EXERCISE: Pictures are not part of the copy. Give again exactly the lines from the one with "Reproduce this chart with matplotlib." to the one with "17.48, 13.3, 10.66]", inclusive.
### INFORMATION GIVEN ###
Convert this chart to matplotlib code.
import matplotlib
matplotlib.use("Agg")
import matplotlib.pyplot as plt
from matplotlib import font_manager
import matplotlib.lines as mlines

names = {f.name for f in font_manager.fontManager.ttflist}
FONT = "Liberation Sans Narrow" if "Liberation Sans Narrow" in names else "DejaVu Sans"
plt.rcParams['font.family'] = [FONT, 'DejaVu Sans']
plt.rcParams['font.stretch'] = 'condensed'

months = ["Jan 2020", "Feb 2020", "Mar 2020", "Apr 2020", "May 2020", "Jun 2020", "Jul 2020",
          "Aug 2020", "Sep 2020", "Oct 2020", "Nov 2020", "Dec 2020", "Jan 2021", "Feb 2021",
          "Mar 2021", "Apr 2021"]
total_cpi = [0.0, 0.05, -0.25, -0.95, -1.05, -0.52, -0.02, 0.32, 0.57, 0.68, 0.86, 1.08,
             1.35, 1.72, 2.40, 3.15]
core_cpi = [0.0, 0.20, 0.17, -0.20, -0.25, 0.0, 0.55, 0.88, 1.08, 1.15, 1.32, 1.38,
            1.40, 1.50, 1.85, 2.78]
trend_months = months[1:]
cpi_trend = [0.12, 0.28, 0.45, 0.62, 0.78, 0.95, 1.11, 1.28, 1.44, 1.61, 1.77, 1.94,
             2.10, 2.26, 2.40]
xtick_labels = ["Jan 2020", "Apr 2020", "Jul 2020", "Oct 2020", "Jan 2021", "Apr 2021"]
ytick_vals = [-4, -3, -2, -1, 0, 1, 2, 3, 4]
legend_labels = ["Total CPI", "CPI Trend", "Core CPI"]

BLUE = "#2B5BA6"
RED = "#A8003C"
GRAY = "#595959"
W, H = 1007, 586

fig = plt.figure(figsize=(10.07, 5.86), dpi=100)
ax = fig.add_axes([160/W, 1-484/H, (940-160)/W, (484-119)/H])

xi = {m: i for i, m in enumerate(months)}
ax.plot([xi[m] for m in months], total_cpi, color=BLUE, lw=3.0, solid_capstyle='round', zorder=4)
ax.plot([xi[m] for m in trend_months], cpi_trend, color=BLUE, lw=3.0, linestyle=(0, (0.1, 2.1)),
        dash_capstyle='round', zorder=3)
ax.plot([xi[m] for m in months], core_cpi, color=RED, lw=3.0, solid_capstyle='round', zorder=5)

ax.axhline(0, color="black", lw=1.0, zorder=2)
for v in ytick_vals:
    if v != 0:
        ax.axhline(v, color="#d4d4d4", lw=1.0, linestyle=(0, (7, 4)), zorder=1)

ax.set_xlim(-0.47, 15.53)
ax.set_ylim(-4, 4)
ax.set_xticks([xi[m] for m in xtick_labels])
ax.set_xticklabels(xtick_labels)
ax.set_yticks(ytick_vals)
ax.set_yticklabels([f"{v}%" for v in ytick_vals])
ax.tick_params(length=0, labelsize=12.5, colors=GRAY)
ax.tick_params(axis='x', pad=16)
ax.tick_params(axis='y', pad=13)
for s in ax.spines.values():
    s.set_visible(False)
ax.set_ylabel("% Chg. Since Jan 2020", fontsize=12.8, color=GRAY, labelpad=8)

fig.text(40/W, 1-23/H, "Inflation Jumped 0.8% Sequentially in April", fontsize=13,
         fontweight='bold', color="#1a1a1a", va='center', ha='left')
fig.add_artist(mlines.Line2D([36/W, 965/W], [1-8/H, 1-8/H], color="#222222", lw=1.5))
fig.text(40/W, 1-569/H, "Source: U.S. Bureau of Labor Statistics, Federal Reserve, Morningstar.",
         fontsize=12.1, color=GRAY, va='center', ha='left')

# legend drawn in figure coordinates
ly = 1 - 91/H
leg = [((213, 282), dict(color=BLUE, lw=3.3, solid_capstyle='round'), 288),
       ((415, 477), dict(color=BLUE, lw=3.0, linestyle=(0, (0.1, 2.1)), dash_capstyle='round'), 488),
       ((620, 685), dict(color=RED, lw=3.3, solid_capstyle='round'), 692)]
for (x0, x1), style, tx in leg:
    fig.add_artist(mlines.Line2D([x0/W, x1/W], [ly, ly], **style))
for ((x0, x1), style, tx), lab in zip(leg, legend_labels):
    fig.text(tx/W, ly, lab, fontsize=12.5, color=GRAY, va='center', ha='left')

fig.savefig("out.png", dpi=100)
###
### INFORMATION GIVEN ###
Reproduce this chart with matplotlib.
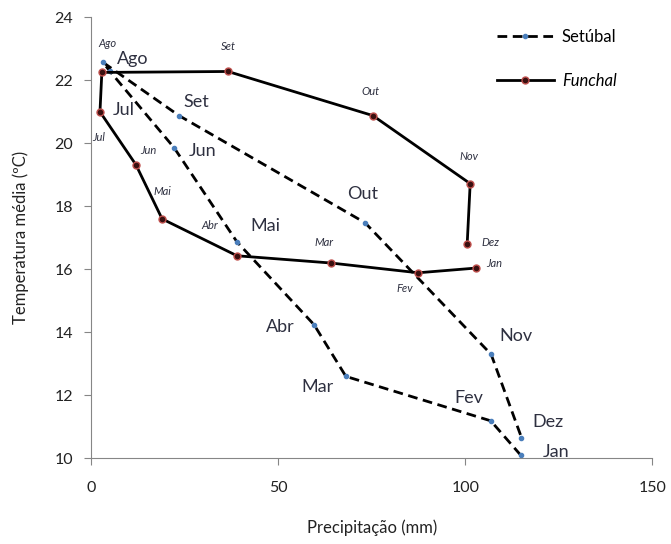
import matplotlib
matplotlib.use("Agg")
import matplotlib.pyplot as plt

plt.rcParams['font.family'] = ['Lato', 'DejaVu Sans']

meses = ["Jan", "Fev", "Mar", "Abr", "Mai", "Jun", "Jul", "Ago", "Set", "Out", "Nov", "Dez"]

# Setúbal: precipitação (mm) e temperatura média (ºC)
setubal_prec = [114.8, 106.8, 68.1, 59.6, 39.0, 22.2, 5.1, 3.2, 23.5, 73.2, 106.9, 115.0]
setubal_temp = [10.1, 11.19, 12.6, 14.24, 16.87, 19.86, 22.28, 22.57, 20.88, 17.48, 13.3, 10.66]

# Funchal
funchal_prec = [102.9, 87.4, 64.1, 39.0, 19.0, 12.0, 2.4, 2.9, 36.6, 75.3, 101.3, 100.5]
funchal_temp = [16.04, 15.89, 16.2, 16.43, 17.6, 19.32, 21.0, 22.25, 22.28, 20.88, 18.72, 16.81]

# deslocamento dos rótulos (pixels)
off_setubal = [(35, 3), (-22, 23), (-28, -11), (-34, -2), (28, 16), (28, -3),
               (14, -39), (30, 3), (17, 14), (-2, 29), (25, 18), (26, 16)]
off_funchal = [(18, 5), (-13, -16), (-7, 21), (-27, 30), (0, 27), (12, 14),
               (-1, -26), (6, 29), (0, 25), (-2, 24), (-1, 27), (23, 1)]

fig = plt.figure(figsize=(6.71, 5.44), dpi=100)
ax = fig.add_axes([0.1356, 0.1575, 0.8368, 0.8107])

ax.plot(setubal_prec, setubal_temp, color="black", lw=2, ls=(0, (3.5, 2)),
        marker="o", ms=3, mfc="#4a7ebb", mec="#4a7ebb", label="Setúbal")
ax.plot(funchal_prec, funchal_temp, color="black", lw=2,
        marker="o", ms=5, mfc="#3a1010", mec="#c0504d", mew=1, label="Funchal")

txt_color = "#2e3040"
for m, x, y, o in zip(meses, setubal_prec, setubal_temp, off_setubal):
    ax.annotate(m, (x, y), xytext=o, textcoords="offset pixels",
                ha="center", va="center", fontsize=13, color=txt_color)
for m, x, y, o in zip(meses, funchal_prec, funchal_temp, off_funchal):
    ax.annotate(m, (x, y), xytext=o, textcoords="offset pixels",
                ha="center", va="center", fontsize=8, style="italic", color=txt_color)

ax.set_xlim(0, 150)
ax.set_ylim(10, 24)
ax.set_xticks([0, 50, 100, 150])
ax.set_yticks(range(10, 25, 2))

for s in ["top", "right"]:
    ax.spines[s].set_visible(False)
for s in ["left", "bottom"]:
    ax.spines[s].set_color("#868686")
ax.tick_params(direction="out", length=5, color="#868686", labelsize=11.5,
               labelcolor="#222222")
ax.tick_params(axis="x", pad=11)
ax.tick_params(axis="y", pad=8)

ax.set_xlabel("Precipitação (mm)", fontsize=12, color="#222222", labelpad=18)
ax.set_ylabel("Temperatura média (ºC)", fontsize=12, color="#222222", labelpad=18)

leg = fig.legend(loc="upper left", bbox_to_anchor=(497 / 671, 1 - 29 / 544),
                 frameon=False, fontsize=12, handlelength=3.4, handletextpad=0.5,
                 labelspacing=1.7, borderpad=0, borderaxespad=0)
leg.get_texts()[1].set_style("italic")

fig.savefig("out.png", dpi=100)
###
### INFORMATION GIVEN ###
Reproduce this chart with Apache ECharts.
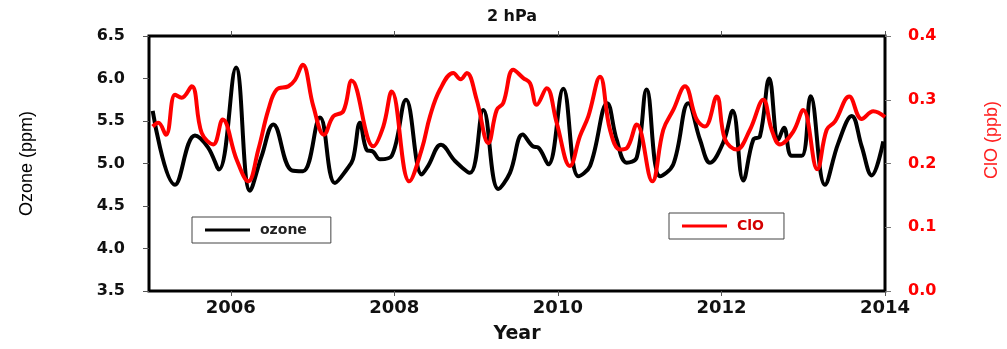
###
TASK RESULT:
Reproduce this chart with matplotlib.
import matplotlib
matplotlib.use("Agg")
import matplotlib.pyplot as plt

plt.rcParams['font.family'] = ['Lato', 'DejaVu Sans']

meses = ["Jan", "Fev", "Mar", "Abr", "Mai", "Jun", "Jul", "Ago", "Set", "Out", "Nov", "Dez"]

# Setúbal: precipitação (mm) e temperatura média (ºC)
setubal_prec = [114.8, 106.8, 68.1, 59.6, 39.0, 22.2, 5.1, 3.2, 23.5, 73.2, 106.9, 115.0]
setubal_temp = [10.1, 11.19, 12.6, 14.24, 16.87, 19.86, 22.28, 22.57, 20.88, 17.48, 13.3, 10.66]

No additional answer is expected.